As one day comes to its end, we are indeed a day older…that time in a sense is gone. But then there is tomorrow…as the sun/son rises once again…a new day with its own endless potential…an opportunity to begin again…to grow…to thrive…to love more deeply…to appreciate everything more fully…to become more completely the very person who God has created us to be…a new day to make peace with the past and learn from it…so that we may become more fully alive in the present. Time always remains…to embrace our never-ending future…over which time has no power…for life never ends…only changes…thanks be to God. Thus, time is a straw man…nothing to be feared…perhaps motivation to live each day to its fullest…but nothing more.

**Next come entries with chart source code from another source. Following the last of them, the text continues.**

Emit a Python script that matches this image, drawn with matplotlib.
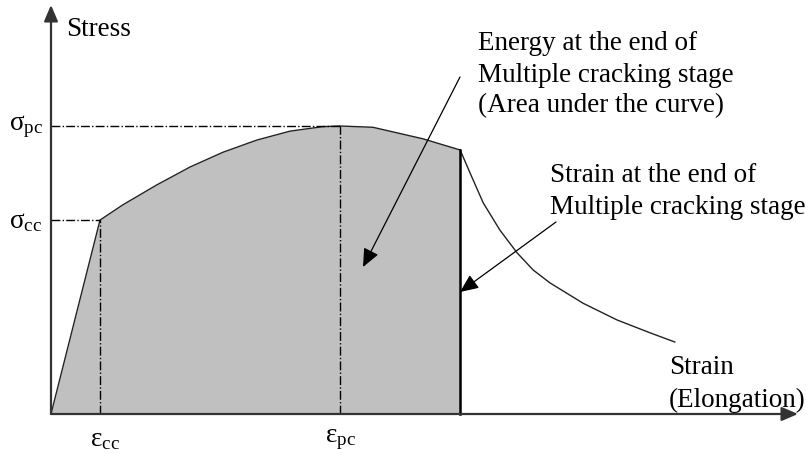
import matplotlib
matplotlib.use("Agg")
import matplotlib.pyplot as plt

# schematic stress-strain curve (arbitrary units)
hard_strain = [0.0, 1.0, 1.47, 2.16, 2.84, 3.51, 4.20, 4.88, 5.55, 5.90, 6.57, 7.59, 8.35]
hard_stress = [0.0, 3.03, 3.27, 3.58, 3.86, 4.09, 4.28, 4.42, 4.49, 4.50, 4.48, 4.30, 4.125]
soft_strain = [8.35, 8.55, 8.82, 9.16, 9.51, 9.84, 10.18, 10.86, 11.55, 12.22, 12.73]
soft_stress = [4.125, 3.77, 3.30, 2.875, 2.52, 2.25, 2.05, 1.73, 1.47, 1.27, 1.125]

eps_cc, sig_cc = 1.0, 3.03
eps_pc, sig_pc = 5.90, 4.50
eps_end, sig_end = 8.35, 4.125

plt.rcParams['font.family'] = ['Liberation Serif', 'DejaVu Serif']
plt.rcParams['mathtext.fontset'] = 'custom'
plt.rcParams['mathtext.rm'] = 'Liberation Serif'
plt.rcParams['mathtext.it'] = 'Liberation Serif:italic'

W, H = 806, 454
fig = plt.figure(figsize=(W / 100, H / 100), dpi=100)
ax = fig.add_axes([0, 0, 1, 1])
ax.set_xlim(-51 / 49, (W - 51) / 49)
ax.set_ylim((414 - H) / 64, 414 / 64)
ax.axis('off')


def px(x, y):
    # pixel position in the picture -> data units
    return (x - 51) / 49, (414 - y) / 64


# area under the curve
ax.fill_between(hard_strain, hard_stress, 0, color='#c0c0c0', lw=0)

ax.plot(hard_strain, hard_stress, color='#222222', lw=1.0)
ax.plot(soft_strain, soft_stress, color='#222222', lw=1.0)
ax.plot([eps_end, eps_end], [0, sig_end], color='black', lw=1.8)

# guide lines
ax.plot([0, eps_cc], [sig_cc, sig_cc], color='black', lw=1.0, ls='-.')
ax.plot([0, eps_pc], [sig_pc, sig_pc], color='black', lw=1.0, ls='-.')
ax.plot([eps_cc, eps_cc], [0, sig_cc], color='black', lw=1.0, ls='-.')
ax.plot([eps_pc, eps_pc], [0, sig_pc], color='black', lw=1.0, ls='-.')

# axes with arrows
head = dict(arrowstyle='-|>,head_length=0.7,head_width=0.3', color='#333333',
            lw=1.6, mutation_scale=14, shrinkA=0, shrinkB=0)
ax.annotate('', xy=px(51, 5), xytext=(0, 0), arrowprops=head)
ax.annotate('', xy=px(798, 414), xytext=(0, 0), arrowprops=head)

fs = 19.5
ax.text(*px(66, 30), 'Stress', fontsize=fs, va='center', ha='left')
ax.text(*px(43, 127), r'$\mathrm{σ_{pc}}$', fontsize=fs, va='center', ha='right')
ax.text(*px(42, 222), r'$\mathrm{σ_{cc}}$', fontsize=fs, va='center', ha='right')
ax.text(*px(105, 440), r'$\mathrm{ε_{cc}}$', fontsize=fs, va='center', ha='center')
ax.text(*px(341, 440), r'$\mathrm{ε_{pc}}$', fontsize=fs, va='center', ha='center')

lines_energy = ['Energy at the end of', 'Multiple cracking stage',
                '(Area under the curve)']
for i, s in enumerate(lines_energy):
    ax.text(*px(478, 44 + 31 * i), s, fontsize=fs, va='center', ha='left')

lines_strain = ['Strain at the end of', 'Multiple cracking stage']
for i, s in enumerate(lines_strain):
    ax.text(*px(550, 176 + 31 * i), s, fontsize=fs, va='center', ha='left')

ax.text(*px(669, 368), 'Strain', fontsize=fs, va='center', ha='left')
ax.text(*px(669, 400), '(Elongation)', fontsize=fs, va='center', ha='left')

pointer = dict(arrowstyle='-|>,head_length=0.8,head_width=0.35', color='black',
               lw=0.9, mutation_scale=14, shrinkA=0, shrinkB=0)
ax.annotate('', xy=px(363, 267), xytext=px(460, 77), arrowprops=pointer)
ax.annotate('', xy=px(460, 292), xytext=px(556, 222), arrowprops=pointer)

fig.savefig('out.png', dpi=100)
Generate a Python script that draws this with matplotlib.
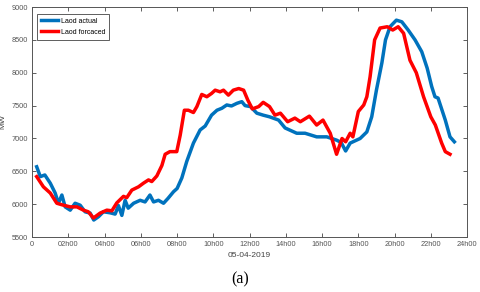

Which brings me to this time, to today, to our In-Gathering Service. Our choice to participate in God’s work in and through this part of Christ’s living and time-less body we call St. Julian’s is our opportunity to say, from a place even beyond words, “O, God, our time is in your hands.” Which is just way to say, our life and all it contains and has produced…is in your hands…our past, our present and our never-ending future…is in your hands…our work, our meaning and our purpose…is in your hands. Thus, we lay at your altar…all if it…that in time and out time…you may be our all in all…our beginning and our end…with all those we love and serve…from everlasting to everlasting. Amen.